Despite the differences in the way in which they developed, the relationship between the DNS technical system and Internet navigation aids and services is strong and fundamental—the DNS has served as the stable core on which the incremental evolution of the different navigation aids and services has depended. Domain names are a key part of the Uniform Resource Locators (URLs) that identify the Web resources found by all Internet navigation aids and services, and when the user navigates to an identified resource, it is the DNS that retrieves its Internet Protocol (IP) address. However, since search engines and directories actually identify the IP address of a server resource directly, they could simply display it as the link to the resource without displaying its URL. That, of course, would deprive the user of the additional information that the descriptive elements of the URL, specifically the domain name, provide about the resource. But it suggests that, in the absence of a functioning DNS, search engines and directories could still allow users to navigate to many (if not all) desired locations on the public Internet.
In sum, it is the DNS and Internet navigation aids and services working together that enables searchers to have successful and convenient access to the vast realm of Web resources.
The institutional frameworks of the DNS and navigation services provide illuminating contrasts. The DNS is a single hierarchical technical system whose implementation is decentralized, but which adheres to open technical standards promulgated by an international technical community. It is guided by the general oversight of a non-profit organization and the stewardship of the U.S. government, and is operated by a diverse, global collection of organizations and individuals. Except for the leasing of domain names, its services are made available at no direct charge to users. In contrast, Internet navigation services are provided by a large number of autonomous organizations, both commercial and non-commercial, operating proprietary or licensed technical systems, without any general oversight of either their technology or their operations. However, Internet navigation services are also offered at no direct charge to the users; advertisers cover much of the costs through the purchase of advertising insertions associated with search terms.
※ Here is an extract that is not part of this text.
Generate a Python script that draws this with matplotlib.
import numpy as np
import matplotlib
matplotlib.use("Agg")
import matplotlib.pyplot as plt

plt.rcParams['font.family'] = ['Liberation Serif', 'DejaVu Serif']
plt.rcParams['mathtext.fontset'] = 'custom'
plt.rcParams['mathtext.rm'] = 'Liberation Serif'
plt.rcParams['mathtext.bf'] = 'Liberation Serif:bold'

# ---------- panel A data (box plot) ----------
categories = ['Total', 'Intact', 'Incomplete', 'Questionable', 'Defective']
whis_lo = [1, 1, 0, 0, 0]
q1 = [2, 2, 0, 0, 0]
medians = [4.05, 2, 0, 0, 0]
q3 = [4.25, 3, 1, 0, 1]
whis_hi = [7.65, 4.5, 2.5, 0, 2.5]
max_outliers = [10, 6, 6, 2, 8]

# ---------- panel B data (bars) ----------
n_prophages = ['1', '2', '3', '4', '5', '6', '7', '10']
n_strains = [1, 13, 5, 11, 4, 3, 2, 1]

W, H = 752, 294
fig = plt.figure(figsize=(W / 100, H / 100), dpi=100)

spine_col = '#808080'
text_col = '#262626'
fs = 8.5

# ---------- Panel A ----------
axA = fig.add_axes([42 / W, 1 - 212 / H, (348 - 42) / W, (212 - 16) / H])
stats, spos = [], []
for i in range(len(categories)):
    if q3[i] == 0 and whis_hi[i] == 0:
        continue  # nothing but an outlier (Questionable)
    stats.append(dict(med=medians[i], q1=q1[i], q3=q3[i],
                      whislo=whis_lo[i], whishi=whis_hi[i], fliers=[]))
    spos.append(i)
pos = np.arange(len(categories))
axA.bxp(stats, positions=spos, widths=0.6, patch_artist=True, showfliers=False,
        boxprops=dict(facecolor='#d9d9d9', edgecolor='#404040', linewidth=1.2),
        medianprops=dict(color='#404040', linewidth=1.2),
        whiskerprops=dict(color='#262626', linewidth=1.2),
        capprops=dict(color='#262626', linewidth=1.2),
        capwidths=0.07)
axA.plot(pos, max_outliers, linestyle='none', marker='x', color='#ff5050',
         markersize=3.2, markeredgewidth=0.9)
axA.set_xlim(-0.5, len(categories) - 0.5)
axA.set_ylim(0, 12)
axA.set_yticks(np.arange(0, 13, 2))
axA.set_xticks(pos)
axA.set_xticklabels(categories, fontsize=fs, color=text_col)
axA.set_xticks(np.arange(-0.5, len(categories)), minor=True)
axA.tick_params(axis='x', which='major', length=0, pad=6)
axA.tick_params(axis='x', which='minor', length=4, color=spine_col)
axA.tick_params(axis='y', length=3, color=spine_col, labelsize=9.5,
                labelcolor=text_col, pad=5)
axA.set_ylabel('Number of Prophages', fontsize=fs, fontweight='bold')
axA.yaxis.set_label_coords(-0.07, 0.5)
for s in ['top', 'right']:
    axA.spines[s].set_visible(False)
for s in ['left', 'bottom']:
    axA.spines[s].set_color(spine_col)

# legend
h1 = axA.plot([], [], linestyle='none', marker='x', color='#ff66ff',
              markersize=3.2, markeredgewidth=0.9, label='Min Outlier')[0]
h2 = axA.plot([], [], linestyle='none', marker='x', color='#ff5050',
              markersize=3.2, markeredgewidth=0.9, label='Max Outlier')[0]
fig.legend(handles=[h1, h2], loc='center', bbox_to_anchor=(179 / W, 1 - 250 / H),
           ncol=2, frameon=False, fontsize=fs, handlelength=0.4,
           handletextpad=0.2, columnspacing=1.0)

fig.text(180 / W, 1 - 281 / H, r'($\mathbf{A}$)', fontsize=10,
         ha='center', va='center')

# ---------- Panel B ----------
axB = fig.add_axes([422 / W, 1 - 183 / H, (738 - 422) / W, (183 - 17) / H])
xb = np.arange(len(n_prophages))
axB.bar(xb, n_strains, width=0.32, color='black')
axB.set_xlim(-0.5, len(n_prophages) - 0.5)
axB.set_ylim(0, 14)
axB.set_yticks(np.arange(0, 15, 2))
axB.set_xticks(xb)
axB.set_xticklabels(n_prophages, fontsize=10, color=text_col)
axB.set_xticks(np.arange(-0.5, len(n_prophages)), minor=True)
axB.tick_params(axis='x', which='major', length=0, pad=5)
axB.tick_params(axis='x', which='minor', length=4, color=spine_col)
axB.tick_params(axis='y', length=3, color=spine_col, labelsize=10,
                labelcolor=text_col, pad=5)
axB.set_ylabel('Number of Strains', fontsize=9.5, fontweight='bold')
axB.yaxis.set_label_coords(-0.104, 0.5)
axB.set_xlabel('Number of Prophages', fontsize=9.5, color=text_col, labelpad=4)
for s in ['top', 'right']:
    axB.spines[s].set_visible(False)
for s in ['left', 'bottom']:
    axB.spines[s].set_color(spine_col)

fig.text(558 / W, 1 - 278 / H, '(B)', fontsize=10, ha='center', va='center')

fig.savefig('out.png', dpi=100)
The rapid development of navigation technology in the past decade appears to have had a significant effect on the unintended uses of the DNS and the commercial pressures on it. In the early days of the Web, guessing of domain names played an important role in navigation to Web sites. As noted in Chapter 2, that led to a rapid increase in the economic and social value of “good” domain names, especially those in the .com domain, and to a correspondingly “hot” market in their sale and resale. While such domain names remain valuable for their identifier function (in a URL or on the side of a bus), their role in navigation has been replaced to a significant degree by the use of search terms in search engines. Correspondingly, much of the commercial concern about registering notable domain names appears to have been transferred to the commercial business of purchasing effective search terms on the various navigation services. To some extent, this also appears to be shifting some of the concern with protecting trademark rights on the Internet from domain names to search terms.
Conclusion: Both the Domain Name System and Internet navigation services will be significant elements of the Internet for the foreseeable future. Both will continue to evolve, as will the interrelationships between them.
Conclusion: The governance and administration of the DNS should not become a vehicle for addressing political, legal, or economic issues beyond those of the DNS itself.
Conclusion: The development of Internet navigation services is likely to continue to relieve some of the commercial pressures on the DNS as users become increasingly comfortable with using these services as their primary means to navigate the Internet.
Conclusion: The preservation of a stable, reliable, and effective Domain Name System will remain crucial both to effective Internet navigation and to the operation of the Internet and most of the applications that it supports.
Recommendation: The demonstrated success of the DNS and navigation aids and services in meeting the basic needs of Internet users should not be jeopardized by efforts to constrain or direct their evolution outside of the open architecture of the Internet, or to use them to enable control of the free flow of information across the Internet.